Distant lighting is widely assumed in computer vision. However, many scenes are illuminated by near light sources. An advantage of near lighting is that the intensity fall-off from the light source encodes scene depth. A drawback is that exact estimation of this depth requires the 3D position of the light source. In this paper, we analyze what kinds of depth cues are possible under uncalibrated near point lighting. A stationary scene is illuminated by a point source that is moved approximately along a line or in a plane. We observe the brightness profile at each pixel and demonstrate how to obtain three novel cues: plane-scene intersections, depth ordering and mirror symmetries. These cues are defined with respect to the line/plane in which the light source moves, and not the camera viewpoint. Plane-Scene Intersections are detected by finding those scene points that are closest to the light source path at some time instance. Depth Ordering for scenes with homogeneous BRDF is obtained by sorting pixels according to their shortest distances from a plane containing the light source. Mirror Symmetry pairs for scenes with homogeneous BRDFs are detected by reflecting scene points across a plane in which the light source moves. We show analytic results for Lambertian objects and demonstrate empirical evidence for a variety of other BRDFs.

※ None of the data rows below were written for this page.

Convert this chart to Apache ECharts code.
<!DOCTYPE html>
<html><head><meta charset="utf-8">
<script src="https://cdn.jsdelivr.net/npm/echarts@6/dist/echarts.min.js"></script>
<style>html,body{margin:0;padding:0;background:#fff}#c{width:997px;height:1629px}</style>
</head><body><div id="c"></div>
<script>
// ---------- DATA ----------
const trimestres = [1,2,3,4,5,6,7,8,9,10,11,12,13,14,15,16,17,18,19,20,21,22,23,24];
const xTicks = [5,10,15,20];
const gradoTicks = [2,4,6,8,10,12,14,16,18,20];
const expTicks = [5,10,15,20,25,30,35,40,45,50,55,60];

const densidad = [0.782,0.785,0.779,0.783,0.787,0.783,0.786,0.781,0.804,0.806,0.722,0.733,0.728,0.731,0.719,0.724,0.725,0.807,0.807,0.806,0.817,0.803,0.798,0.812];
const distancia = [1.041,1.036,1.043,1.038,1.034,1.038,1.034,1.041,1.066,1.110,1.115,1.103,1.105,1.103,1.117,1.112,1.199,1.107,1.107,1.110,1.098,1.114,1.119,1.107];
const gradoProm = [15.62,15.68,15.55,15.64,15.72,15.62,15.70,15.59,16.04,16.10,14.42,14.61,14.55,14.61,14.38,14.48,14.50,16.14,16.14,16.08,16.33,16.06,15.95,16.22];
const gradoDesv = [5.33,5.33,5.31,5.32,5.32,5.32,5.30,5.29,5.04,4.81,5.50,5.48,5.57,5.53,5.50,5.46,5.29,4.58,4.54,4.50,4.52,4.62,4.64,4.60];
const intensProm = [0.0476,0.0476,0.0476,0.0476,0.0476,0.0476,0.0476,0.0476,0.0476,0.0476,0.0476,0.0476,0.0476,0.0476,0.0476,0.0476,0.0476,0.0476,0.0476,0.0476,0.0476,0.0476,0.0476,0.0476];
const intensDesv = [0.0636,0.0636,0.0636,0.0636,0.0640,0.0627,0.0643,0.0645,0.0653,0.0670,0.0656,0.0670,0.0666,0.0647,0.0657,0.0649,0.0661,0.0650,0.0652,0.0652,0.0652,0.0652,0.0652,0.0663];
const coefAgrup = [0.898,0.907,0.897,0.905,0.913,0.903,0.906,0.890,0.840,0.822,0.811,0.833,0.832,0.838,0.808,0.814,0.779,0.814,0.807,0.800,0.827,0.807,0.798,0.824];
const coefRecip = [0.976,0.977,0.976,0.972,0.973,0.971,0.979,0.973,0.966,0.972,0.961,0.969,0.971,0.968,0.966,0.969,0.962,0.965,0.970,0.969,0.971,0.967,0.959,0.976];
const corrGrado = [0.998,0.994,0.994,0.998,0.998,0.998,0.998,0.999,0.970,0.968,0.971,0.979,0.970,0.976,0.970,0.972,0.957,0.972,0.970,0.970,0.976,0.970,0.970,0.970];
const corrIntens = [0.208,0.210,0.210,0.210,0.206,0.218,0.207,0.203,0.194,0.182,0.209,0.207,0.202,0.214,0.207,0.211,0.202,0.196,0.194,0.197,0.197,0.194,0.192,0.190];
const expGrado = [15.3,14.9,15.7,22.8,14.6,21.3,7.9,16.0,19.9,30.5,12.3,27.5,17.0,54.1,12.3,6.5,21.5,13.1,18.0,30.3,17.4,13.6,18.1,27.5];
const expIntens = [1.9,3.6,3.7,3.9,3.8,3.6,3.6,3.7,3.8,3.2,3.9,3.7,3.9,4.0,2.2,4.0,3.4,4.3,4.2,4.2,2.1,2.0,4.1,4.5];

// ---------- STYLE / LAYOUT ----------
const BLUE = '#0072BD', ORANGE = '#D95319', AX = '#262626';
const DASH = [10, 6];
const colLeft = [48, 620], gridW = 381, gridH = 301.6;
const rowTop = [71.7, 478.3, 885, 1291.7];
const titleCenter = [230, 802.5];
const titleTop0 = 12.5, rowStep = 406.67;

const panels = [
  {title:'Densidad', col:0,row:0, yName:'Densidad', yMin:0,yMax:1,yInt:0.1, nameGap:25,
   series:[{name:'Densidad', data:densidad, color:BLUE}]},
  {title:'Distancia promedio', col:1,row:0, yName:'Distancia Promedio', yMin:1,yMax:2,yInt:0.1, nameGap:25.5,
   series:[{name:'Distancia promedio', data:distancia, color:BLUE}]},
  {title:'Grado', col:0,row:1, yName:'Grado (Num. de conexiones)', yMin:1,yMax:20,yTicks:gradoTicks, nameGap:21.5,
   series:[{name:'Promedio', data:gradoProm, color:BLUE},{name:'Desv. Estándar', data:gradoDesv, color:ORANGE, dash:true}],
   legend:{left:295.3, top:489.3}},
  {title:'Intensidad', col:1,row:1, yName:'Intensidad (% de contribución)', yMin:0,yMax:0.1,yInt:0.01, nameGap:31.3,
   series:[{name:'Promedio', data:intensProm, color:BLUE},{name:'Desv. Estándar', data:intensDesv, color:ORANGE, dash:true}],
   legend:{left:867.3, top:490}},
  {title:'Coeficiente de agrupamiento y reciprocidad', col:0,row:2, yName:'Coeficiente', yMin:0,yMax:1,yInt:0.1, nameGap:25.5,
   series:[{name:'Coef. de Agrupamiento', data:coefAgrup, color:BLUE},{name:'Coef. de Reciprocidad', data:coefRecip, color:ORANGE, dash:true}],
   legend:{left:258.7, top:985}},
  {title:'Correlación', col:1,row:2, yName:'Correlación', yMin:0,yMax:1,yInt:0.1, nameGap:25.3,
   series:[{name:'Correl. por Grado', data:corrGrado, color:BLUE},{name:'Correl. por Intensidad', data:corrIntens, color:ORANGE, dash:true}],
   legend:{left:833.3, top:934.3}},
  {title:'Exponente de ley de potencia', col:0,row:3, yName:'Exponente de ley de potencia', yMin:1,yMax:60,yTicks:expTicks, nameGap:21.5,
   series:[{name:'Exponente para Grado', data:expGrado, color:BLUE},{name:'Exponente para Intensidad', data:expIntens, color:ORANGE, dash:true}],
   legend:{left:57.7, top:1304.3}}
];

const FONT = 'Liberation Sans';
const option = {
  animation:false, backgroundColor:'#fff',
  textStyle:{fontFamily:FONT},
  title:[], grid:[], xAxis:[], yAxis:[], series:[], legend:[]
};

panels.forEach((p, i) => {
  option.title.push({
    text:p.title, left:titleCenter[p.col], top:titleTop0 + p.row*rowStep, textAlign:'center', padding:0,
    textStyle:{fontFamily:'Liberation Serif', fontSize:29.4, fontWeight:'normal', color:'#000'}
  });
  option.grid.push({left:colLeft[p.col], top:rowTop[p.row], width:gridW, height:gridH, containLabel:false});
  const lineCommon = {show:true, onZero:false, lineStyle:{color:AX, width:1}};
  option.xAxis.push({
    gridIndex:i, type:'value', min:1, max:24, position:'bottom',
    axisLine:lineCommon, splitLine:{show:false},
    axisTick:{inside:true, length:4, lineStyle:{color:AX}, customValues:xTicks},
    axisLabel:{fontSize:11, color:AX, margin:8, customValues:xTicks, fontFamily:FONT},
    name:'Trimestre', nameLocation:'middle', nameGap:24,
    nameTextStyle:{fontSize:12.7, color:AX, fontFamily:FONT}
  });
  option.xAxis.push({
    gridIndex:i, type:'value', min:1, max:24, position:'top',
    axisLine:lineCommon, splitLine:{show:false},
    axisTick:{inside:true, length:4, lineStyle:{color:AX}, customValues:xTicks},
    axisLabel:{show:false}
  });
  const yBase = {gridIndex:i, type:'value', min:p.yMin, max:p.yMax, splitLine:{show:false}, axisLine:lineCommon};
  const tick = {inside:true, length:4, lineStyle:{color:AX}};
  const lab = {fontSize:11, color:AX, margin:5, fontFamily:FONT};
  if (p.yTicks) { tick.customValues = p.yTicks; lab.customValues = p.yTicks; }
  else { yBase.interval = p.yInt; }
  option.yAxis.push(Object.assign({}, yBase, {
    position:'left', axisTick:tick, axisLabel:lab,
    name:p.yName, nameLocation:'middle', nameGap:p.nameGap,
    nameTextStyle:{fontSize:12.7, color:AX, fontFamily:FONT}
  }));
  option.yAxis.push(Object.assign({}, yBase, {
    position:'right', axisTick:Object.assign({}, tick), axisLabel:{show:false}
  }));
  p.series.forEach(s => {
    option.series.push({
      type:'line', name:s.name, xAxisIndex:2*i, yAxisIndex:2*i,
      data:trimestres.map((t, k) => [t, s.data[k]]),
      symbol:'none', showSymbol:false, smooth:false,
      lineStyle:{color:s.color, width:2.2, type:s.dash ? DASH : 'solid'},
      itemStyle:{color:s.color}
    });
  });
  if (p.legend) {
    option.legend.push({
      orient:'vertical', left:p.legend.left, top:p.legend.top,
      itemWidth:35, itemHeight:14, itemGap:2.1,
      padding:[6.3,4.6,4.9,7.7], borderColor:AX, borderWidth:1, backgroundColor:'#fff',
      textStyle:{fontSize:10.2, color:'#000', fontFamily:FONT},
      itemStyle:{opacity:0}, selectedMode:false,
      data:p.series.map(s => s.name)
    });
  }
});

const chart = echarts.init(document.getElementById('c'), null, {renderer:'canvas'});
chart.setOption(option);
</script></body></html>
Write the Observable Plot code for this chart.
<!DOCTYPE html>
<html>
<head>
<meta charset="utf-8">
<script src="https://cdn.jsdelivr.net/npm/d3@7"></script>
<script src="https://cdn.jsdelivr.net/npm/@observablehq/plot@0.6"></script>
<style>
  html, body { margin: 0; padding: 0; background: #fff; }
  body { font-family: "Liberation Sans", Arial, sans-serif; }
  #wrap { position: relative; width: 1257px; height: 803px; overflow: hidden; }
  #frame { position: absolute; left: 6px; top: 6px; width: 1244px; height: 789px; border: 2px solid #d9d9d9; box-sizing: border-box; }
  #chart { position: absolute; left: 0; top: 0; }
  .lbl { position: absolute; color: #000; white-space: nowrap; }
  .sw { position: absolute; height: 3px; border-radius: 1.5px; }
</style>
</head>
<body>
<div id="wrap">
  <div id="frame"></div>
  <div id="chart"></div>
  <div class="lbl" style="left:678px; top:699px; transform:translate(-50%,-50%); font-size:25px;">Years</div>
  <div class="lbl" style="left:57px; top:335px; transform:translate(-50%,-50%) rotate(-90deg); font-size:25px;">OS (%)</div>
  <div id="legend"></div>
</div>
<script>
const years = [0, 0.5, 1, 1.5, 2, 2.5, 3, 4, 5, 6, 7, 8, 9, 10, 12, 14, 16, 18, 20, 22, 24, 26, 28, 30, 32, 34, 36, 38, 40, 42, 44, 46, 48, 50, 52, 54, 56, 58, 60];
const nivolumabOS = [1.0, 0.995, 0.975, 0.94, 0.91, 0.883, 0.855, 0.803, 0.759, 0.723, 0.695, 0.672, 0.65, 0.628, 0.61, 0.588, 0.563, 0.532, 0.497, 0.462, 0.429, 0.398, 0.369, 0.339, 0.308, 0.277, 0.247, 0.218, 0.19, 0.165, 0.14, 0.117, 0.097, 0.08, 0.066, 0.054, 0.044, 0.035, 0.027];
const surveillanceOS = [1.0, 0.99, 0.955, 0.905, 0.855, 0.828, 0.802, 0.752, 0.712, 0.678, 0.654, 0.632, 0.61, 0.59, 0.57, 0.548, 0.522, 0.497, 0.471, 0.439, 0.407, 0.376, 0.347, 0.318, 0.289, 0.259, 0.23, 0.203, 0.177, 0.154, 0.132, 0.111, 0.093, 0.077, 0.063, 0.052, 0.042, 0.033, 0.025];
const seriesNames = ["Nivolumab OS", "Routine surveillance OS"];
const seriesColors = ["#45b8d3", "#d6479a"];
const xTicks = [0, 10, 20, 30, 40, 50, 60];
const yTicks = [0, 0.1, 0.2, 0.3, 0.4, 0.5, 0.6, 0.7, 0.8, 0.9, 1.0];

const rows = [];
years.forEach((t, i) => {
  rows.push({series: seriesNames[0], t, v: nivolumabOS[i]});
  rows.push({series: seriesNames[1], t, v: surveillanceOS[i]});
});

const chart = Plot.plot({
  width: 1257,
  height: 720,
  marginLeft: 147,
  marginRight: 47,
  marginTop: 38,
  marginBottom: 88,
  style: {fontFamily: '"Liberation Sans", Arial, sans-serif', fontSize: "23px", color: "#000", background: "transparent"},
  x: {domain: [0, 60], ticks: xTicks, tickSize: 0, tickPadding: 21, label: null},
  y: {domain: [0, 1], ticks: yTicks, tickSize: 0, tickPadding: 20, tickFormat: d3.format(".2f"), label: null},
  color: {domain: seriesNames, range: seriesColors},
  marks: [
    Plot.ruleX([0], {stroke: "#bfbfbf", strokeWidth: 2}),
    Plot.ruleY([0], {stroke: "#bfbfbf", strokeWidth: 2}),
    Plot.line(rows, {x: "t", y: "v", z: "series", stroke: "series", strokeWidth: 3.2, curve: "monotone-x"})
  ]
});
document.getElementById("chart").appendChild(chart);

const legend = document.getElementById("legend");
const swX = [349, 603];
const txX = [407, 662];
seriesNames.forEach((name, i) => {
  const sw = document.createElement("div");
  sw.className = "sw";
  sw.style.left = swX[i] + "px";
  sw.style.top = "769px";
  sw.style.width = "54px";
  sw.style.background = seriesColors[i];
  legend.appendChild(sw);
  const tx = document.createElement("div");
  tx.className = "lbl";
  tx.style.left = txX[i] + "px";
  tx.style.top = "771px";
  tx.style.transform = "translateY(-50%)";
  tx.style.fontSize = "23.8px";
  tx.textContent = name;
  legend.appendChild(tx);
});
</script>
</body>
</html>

Clustering appearance for scene analysis

We propose a new approach called “appearance clustering” for scene analysis. The key idea in this approach is that the scene points can be clustered according to their surface normals, even when the geometry, material and lighting are all unknown. We achieve this by analyzing a continuous image sequence of a scene as it is illuminated by a smoothly moving distant source. Each pixel thus gives rise to a “continuous appearance profile” that yields information about derivatives of the BRDF with respect to source direction. This information is directly related to the surface normal of the scene point when the source path follows an unstructured trajectory (obtained, say, by “hand-waving”). Based on this observation, we transform the appearance profiles and propose a metric that can be used with any unsupervised clustering algorithm to obtain iso-normal clusters. We successfully demonstrate appearance clustering for complex indoor and outdoor scenes. In addition, iso-normal clusters serve as excellent priors for scene geometry and can strongly impact any vision algorithm that attempts to estimate material, geometry and/or lighting properties in a scene from images. We demonstrate this impact for applications such as diffuse and specular separation, both calibrated and uncalibrated photometric stereo of non-lambertian scenes, light source estimation and texture transfer.